Es el programa de Maragall y en tal empeño cuenta con aliados, empezando por la propia Colau, que no quiere resignarse a abandonar las estancias suntuosas por las que se ha paseado estos cuatro años con aires de parvenue venida a más merced a la delación de los propietarios del palacio. He ahí el mal, diría el filósofo, porque en esa actitud falsamente buenista lo que subyace es el rencor, el odio de quien se sabe incapaz de llegar a nada en la vida si no es a través de la mentira y el engaño. ¡Y que bien ha engañado a esa masa que escupe a los condenados a la guillotina cuando son paseados en el infame carro del verdugo! Lo descorazonador es que si Maragall y Colau pueden entenderse es debido a que quienes conforman el pueblo los han elegido, y ese es el gran drama, la tremenda dosis de veneno vertido por años de laxitud democrática y de permisividad con ideas totalitarias, inoculand un odio cerval a gentes pacíficas, que tenían en el esfuerzo cotidiano y en la rectitud sus fielatos más importantes.

Los socialistas también intentarán medrar con Esquerra, construyendo peldaño a peldaño la escalera que quieren los lleve a la Generalitat. Incluso Valls, que parecía ser el elixir de Dulcamara, se apresta a decir que podría romper con el partido que le amparó, que le dio cobijo, que le promocionó, si con eso sirve mejor a su proyecto que, digámoslo ya, solo tiene un contenido: su persona. El dolor suele presentase de la mano del desengaño y esta no ha sido una excepción.
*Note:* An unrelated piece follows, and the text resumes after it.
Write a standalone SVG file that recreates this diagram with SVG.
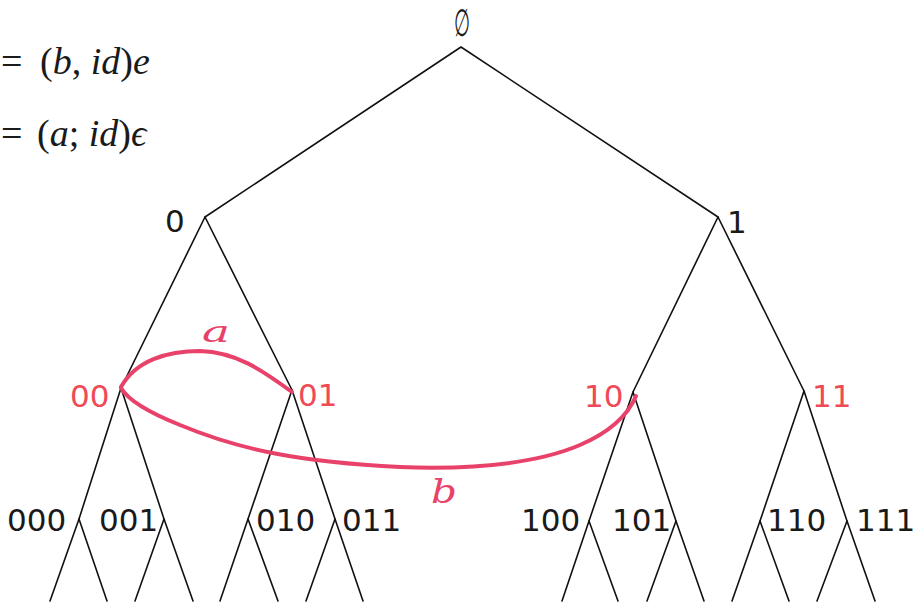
<svg xmlns="http://www.w3.org/2000/svg" width="924" height="607" viewBox="0 0 924 607">
<style>
.bg{fill:#ffffff}
.edge{stroke:#111111;stroke-width:1.6;fill:none;stroke-linecap:round}
.lbl{font-family:"DejaVu Sans","Liberation Sans",sans-serif;font-size:31px;fill:#1a1a1a}
.red{fill:#ef4a55}
.math{font-family:"Liberation Serif","DejaVu Serif",serif;font-size:38px;fill:#1a1a1a}
.it{font-style:italic}
.hand{stroke:#e8426a;stroke-width:4;fill:none;stroke-linecap:round;stroke-linejoin:round}
.handtxt{font-family:"DejaVu Serif","Liberation Serif",serif;font-style:italic;fill:#e8426a}
</style>
<rect class="bg" x="0" y="0" width="924" height="607"/>

<g id="formula">
  <text class="math" y="74"><tspan x="1">=</tspan><tspan x="40">(</tspan><tspan class="it">b</tspan>, <tspan class="it">id</tspan>)<tspan class="it">e</tspan></text>
  <text class="math" y="146"><tspan x="1">=</tspan><tspan x="37">(</tspan><tspan class="it">a</tspan>; <tspan class="it">id</tspan>)<tspan class="it">ϵ</tspan></text>
</g>

<g id="connectors">
  <path class="edge" d="M461,47 L205,217 M461,47 L718,217"/>
  <path class="edge" d="M205,217 L121,388 M205,217 L292,390 M718,217 L633,392 M718,217 L804,391"/>
  <path class="edge" d="M121,388 L79,519 M121,388 L164,519 M292,390 L248,519 M292,390 L335,519"/>
  <path class="edge" d="M633,392 L589,521 M633,392 L676,521 M804,391 L760,521 M804,391 L847,521"/>
  <path class="edge" d="M79,519 L50,601 M79,519 L107,601 M164,519 L135,601 M164,519 L193,601 M248,519 L220,601 M248,519 L278,601 M335,519 L306,601 M335,519 L363,601"/>
  <path class="edge" d="M589,521 L562,601 M589,521 L618,601 M676,521 L647,601 M676,521 L704,601 M760,521 L732,601 M760,521 L789,601 M847,521 L817,601 M847,521 L875,601"/>
</g>

<g id="node-root"><text class="lbl" x="462" y="36" text-anchor="middle" style="font-size:38px" textLength="16" lengthAdjust="spacingAndGlyphs">∅</text></g>
<g id="node-0"><text class="lbl" x="165" y="232">0</text></g>
<g id="node-1"><text class="lbl" x="727" y="233">1</text></g>
<g id="node-00"><text class="lbl red" x="70" y="407">00</text></g>
<g id="node-01"><text class="lbl red" x="298" y="406">01</text></g>
<g id="node-10"><text class="lbl red" x="584" y="407">10</text></g>
<g id="node-11"><text class="lbl red" x="812" y="407">11</text></g>
<g id="node-000"><text class="lbl" x="7" y="531">000</text></g>
<g id="node-001"><text class="lbl" x="99" y="531">001</text></g>
<g id="node-010"><text class="lbl" x="256" y="531">010</text></g>
<g id="node-011"><text class="lbl" x="342" y="531">011</text></g>
<g id="node-100"><text class="lbl" x="521" y="531">100</text></g>
<g id="node-101"><text class="lbl" x="612" y="531">101</text></g>
<g id="node-110"><text class="lbl" x="767" y="531">110</text></g>
<g id="node-111"><text class="lbl" x="856" y="531">111</text></g>

<g id="relations">
  <path class="hand" d="M121,387 C136,360 168,351 200,351 C236,352 262,370 292,392"/>
  <path class="hand" d="M121,388 C128,400 150,413 180,425 C240,450 300,462 400,467 C480,470 540,462 580,445 C610,432 628,415 636,396"/>
  <text class="handtxt" x="202" y="342" font-size="30" textLength="28" lengthAdjust="spacingAndGlyphs">a</text>
  <text class="handtxt" x="431" y="503" font-size="34" textLength="26" lengthAdjust="spacingAndGlyphs">b</text>
</g>
</svg>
Pero el famoso elixir del charlatán Dulcamara no es más que un vulgar Burdeos, como sabrán quienes conozcan la ópera “L’Elisir d’amore”, el vino que da un falso coraje al ingenuo que lo compra a precio de oro, el coraje huero del borracho que confunde su estado etílico con la serena lucidez del sabio. De ahí que el dolor de la menestralía, de las buenas gentes que aún quedan en estas calles y plazas que recorro a diario angustiado, sea profundo, lacerante, infinito. Estamos asistiendo con el corazón encogido a la caída de un sistema de convivencia, de valores, porque no hablamos solo de Barcelona o de esa Badalona en la que, una vez más, los conspiradores se aprestan a asestar todas las puñaladas que puedan a quien les ha ganado limpia y justamente. Ni siquiera hablamos de Cataluña o de España. Hablamos de una Europa que se ahoga en sus farragosas leyes inoperantes, en sus trapicheos de mercaderes estafadores, de un Occidente en el que la plebe prefiere elegir a Barrabás entre risotadas y aplausos.

Debemos convenir en que no hay poeta que sepa trasladar al verso este dantesco espectáculo. Ni siquiera nos queda el piadoso consuelo de la poesía, ya ven. Es el castigo de un mundo consumista y ágrafo, no tener siquiera una pluma serena que cante su final. La pancarta del lazo amarillo y los presos políticos vuelve a colgar, prepotente y amenazante, del balcón de la Generalitat. Pronto veremos otra en el del ayuntamiento, como cuando Colau tuvo allí un enorme lazo amarillo. Descansa en paz, mi Barcelona de juventud.